Given request: Locate all lines in the data below that hold "diagram" and show them.

---+---

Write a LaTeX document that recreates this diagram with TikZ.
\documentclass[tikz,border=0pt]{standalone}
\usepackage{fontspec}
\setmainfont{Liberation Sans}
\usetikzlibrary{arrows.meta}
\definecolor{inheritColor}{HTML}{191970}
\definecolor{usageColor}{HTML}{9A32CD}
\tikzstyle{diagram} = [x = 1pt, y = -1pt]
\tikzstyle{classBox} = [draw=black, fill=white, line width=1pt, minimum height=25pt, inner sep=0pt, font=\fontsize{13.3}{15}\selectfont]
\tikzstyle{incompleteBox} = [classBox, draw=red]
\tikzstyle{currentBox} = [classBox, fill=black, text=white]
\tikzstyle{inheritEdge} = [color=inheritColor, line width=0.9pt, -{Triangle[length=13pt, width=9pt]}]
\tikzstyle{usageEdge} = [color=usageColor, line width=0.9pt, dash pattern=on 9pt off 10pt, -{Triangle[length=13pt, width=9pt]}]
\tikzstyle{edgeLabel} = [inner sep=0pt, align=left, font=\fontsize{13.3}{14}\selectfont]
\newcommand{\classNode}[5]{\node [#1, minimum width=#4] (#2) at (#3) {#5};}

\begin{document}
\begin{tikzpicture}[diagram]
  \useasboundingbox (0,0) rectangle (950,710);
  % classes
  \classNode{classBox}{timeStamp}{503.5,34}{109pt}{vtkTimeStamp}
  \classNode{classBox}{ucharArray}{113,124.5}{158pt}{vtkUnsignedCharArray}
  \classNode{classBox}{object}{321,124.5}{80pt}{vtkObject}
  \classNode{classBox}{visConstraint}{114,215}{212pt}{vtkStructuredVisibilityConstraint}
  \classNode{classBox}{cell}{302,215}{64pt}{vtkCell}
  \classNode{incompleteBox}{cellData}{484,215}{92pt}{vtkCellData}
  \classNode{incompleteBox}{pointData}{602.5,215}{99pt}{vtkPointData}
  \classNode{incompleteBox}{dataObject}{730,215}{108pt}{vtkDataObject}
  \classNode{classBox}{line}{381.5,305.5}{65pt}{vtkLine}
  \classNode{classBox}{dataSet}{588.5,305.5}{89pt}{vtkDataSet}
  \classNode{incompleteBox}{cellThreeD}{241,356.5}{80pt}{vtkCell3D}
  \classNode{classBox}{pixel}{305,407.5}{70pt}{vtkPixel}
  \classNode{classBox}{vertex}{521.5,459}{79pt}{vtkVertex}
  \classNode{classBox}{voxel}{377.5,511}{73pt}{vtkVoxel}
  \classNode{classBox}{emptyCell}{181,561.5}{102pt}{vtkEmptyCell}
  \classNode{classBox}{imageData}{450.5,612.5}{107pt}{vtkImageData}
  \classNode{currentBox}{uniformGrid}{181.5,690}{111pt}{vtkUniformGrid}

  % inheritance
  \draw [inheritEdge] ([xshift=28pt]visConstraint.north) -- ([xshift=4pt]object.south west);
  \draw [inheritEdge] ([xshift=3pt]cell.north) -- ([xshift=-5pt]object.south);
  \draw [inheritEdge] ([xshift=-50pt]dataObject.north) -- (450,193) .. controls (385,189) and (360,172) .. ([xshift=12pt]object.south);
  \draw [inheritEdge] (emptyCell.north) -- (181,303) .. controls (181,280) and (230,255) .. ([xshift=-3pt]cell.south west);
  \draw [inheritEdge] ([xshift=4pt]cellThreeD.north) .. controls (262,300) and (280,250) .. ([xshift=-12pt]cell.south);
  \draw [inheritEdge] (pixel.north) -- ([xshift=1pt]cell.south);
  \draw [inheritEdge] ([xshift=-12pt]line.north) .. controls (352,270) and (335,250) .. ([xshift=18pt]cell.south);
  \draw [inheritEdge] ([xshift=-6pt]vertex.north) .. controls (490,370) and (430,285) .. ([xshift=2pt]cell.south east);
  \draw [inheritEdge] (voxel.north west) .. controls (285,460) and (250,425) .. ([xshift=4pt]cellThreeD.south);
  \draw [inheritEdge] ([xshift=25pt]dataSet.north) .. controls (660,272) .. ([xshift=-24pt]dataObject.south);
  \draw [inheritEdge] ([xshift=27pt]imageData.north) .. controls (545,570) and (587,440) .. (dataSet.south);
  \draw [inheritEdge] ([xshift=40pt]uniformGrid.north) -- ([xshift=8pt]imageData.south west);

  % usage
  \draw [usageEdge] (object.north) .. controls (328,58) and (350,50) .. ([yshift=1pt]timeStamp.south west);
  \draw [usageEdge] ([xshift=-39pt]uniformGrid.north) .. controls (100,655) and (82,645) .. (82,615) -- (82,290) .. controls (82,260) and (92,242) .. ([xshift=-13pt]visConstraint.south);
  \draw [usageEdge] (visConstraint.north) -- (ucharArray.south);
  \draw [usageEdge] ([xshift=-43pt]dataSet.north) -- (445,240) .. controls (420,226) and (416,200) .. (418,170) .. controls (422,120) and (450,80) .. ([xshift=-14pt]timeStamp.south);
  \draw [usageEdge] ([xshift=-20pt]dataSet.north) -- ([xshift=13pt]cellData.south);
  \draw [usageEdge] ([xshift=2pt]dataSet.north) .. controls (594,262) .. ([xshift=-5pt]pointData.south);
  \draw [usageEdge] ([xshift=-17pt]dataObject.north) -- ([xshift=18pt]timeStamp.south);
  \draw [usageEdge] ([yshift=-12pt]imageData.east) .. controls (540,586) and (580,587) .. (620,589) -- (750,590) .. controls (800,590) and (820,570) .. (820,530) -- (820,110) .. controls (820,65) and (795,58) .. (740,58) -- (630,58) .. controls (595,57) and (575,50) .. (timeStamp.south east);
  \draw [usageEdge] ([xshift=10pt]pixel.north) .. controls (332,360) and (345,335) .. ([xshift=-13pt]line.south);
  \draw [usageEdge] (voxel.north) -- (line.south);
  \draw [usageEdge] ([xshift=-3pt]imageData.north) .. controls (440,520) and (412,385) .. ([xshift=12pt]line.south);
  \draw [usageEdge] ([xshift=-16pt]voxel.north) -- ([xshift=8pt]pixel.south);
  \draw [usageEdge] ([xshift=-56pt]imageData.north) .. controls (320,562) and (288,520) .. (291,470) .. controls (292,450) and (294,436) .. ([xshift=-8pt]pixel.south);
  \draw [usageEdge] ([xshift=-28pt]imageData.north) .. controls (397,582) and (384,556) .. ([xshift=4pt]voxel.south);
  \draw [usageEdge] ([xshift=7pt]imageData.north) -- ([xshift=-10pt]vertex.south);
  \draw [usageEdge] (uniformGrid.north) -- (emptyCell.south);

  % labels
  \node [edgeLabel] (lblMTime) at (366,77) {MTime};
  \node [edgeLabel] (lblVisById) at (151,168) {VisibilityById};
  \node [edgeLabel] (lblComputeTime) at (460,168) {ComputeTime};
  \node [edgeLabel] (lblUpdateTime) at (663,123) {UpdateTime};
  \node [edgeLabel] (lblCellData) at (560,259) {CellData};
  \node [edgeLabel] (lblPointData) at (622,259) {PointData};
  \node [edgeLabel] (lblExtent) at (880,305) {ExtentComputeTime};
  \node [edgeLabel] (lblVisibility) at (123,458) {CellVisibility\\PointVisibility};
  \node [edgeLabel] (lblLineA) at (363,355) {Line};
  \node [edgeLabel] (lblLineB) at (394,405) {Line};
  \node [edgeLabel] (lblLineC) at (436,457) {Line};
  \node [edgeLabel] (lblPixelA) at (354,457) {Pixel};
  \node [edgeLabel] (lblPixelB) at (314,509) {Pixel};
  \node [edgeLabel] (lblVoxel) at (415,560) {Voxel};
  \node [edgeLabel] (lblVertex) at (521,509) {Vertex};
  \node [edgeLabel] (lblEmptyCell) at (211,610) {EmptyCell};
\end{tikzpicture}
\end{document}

---+---

Full response:
Write a LaTeX document that recreates this diagram with TikZ.
\tikzstyle{diagram} = [x = 1pt, y = -1pt]
\begin{tikzpicture}[diagram]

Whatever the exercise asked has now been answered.